Telles sont les quatre versions principales, mais il en existe bien d'autres de la main de Verdi, adaptées pour différentes scènes (sans parler des innombrables coupes et modifications effectuées ou acceptées par les maisons d'opéra pour plaire au public, aux chanteurs ou à l'orchestre). La version italienne a l'intérêt d'une musicalité typique de la langue de Verdi, mais la version française n'a rien à lui envier, c'est d'ailleurs pour le rythme de la langue française que Verdi a originellement composé la musique.
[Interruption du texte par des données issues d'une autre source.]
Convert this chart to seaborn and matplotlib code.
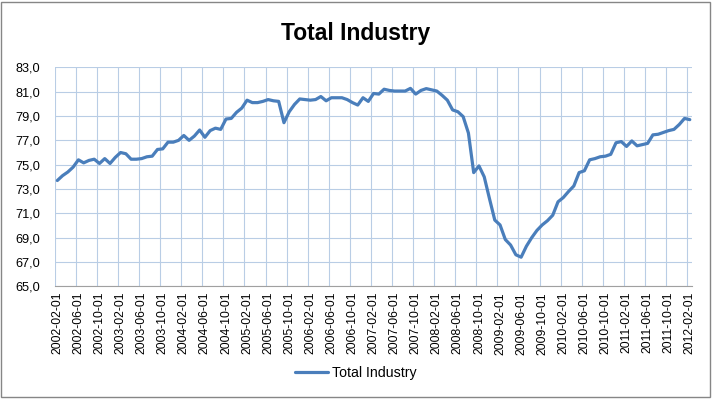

Accueil initial contrasté, avant triomphes
Don Carlos n'est pas particulièrement bien reçu. Comme souvent pour Verdi, les premiers interprètes ne sont pas au niveau, les répétitions n'ont pas été productives. En outre, le public parisien reproche à Verdi une trop grande proximité avec Wagner (les français réagissent de plus en plus contre l'art allemand à l'approche des conflits de 1870) et certains passages sont jugés choquants (notamment le fait de montrer la religion à travers la figure d'un inquisiteur). Verdi quitte la France. L'opéra n'est toutefois pas un échec, avec tout de même quarante représentations. D'autant que la réception par les mélomanes éclairés est excellente, prophétisant l'avenir radieux de l'opéra. Théophile Gautier apprécie notamment que Verdi conserve la beauté des mélodies et harmonies italianisantes d'un Donizetti, Hector Berlioz saluant son travail orchestral et la puissance dramatique. Don Carlo reste longtemps sous l'ombre du spectaculaire Aïda, délaissé jusqu'à son retour en grâce qui le propulse parmi les opéras les plus admirés du maître, notamment suite à l'interprétation de La Callas en 1954.